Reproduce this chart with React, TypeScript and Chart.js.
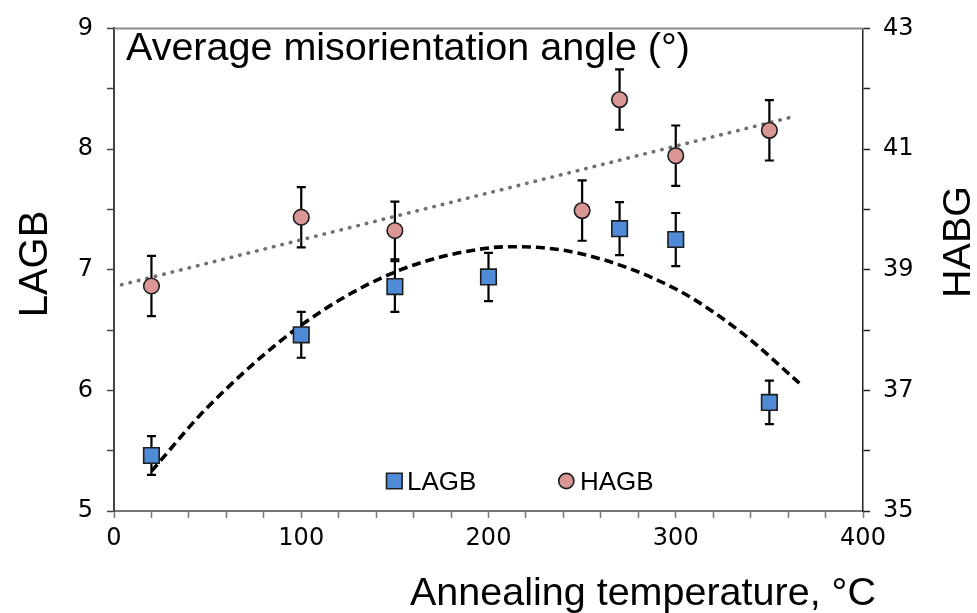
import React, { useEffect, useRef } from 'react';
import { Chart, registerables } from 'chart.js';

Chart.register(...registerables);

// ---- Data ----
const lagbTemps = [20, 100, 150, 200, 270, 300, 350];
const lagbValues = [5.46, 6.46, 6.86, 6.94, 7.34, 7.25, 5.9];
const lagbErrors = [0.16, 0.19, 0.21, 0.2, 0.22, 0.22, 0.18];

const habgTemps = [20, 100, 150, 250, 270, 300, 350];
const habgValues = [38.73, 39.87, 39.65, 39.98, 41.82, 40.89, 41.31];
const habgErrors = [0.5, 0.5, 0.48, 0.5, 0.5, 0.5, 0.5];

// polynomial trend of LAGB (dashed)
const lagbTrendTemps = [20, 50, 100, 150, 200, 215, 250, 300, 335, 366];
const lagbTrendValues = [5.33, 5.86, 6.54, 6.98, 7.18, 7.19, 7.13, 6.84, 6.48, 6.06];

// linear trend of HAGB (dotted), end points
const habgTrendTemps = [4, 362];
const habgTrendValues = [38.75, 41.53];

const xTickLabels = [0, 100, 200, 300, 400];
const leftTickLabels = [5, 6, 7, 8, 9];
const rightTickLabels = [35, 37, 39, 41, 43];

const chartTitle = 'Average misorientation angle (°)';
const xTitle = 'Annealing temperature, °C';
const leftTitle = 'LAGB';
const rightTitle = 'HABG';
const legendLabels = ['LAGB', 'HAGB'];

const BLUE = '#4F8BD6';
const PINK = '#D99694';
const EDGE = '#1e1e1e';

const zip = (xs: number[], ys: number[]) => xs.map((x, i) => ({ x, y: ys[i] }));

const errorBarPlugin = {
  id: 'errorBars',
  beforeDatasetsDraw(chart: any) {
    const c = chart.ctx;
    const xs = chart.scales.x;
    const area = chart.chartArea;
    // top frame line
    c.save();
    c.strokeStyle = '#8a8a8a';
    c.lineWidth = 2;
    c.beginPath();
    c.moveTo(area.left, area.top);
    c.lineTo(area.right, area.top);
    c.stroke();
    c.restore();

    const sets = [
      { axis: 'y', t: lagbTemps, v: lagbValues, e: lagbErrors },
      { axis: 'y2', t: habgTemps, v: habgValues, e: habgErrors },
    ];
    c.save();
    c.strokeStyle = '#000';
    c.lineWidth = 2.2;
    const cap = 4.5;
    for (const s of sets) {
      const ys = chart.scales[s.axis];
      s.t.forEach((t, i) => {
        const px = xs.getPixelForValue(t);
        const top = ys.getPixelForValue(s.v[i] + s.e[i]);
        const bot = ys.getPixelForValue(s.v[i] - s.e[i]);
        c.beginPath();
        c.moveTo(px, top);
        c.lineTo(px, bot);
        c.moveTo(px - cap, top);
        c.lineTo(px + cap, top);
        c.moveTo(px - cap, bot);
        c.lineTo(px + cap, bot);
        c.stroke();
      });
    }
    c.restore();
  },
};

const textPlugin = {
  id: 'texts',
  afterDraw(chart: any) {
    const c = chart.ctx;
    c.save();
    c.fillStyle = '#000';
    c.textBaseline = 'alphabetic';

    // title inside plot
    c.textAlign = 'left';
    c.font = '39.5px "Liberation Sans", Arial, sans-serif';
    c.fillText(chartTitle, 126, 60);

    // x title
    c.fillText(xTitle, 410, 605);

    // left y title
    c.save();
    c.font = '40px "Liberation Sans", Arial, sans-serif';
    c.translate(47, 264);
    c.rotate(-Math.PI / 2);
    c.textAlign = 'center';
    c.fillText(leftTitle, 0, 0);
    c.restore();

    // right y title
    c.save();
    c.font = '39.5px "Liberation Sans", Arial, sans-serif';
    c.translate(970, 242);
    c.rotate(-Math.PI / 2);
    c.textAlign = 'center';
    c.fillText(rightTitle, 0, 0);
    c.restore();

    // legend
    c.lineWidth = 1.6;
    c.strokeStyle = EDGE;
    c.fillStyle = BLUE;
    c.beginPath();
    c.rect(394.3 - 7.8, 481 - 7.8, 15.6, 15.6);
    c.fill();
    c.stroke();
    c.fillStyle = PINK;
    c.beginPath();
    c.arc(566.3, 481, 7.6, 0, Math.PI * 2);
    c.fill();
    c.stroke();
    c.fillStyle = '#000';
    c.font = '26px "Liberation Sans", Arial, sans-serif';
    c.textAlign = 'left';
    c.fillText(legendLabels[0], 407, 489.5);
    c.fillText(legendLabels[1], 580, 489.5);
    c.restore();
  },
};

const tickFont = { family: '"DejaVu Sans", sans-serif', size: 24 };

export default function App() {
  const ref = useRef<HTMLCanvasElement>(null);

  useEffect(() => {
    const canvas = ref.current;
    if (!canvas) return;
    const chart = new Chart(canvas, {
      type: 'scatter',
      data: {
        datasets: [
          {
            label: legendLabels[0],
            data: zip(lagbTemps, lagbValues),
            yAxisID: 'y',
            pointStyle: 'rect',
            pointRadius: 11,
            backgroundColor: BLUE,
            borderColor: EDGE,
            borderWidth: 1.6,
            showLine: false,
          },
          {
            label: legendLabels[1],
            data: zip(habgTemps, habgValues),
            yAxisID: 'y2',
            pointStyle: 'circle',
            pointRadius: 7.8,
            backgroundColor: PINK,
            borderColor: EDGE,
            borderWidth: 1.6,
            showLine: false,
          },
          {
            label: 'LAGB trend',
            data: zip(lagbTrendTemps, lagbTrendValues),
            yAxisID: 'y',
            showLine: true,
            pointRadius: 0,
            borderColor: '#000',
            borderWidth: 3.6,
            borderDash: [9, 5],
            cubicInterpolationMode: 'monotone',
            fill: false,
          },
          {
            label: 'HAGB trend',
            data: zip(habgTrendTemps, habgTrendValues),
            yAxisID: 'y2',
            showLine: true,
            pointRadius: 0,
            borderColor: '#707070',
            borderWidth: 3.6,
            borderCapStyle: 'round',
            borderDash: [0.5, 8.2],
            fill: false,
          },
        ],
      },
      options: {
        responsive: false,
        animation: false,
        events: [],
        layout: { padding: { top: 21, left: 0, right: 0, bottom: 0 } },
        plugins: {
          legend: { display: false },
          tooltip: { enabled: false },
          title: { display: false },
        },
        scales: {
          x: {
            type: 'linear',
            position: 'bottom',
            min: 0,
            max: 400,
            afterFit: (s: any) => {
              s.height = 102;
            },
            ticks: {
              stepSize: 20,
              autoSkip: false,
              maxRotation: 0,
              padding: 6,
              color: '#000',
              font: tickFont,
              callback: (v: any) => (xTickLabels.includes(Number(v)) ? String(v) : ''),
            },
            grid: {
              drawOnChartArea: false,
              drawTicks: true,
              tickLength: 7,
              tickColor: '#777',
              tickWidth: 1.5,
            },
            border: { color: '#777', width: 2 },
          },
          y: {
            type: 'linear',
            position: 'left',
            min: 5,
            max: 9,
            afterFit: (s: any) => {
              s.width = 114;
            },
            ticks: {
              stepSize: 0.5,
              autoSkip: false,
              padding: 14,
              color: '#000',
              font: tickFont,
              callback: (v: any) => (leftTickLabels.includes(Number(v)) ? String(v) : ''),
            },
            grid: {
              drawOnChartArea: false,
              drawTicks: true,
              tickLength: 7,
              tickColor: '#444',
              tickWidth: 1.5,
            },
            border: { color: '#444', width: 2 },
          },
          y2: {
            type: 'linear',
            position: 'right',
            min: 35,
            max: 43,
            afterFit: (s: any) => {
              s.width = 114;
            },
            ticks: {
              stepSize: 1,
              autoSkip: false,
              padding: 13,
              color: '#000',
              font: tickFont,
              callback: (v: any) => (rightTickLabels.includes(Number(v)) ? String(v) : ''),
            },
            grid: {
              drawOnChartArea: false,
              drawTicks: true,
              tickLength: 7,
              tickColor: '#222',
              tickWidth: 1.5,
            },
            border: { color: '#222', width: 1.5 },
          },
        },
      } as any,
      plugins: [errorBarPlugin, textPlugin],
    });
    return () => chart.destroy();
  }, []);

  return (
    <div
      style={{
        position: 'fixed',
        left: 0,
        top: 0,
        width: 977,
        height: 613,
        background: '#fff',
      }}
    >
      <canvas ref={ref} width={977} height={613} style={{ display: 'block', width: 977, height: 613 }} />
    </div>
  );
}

• • • • • • •

▶ WHAT TO DO
The lines from the top of the data above through the one holding "const habgErrors = [0.5, 0.5, 0.48, 0.5, 0.5, 0.5, 0.5];" are to be repeated exactly, and only those, with no pictures.

▶ THE COMPLETED TASK
Reproduce this chart with React, TypeScript and Chart.js.
import React, { useEffect, useRef } from 'react';
import { Chart, registerables } from 'chart.js';

Chart.register(...registerables);

// ---- Data ----
const lagbTemps = [20, 100, 150, 200, 270, 300, 350];
const lagbValues = [5.46, 6.46, 6.86, 6.94, 7.34, 7.25, 5.9];
const lagbErrors = [0.16, 0.19, 0.21, 0.2, 0.22, 0.22, 0.18];

const habgTemps = [20, 100, 150, 250, 270, 300, 350];
const habgValues = [38.73, 39.87, 39.65, 39.98, 41.82, 40.89, 41.31];
const habgErrors = [0.5, 0.5, 0.48, 0.5, 0.5, 0.5, 0.5];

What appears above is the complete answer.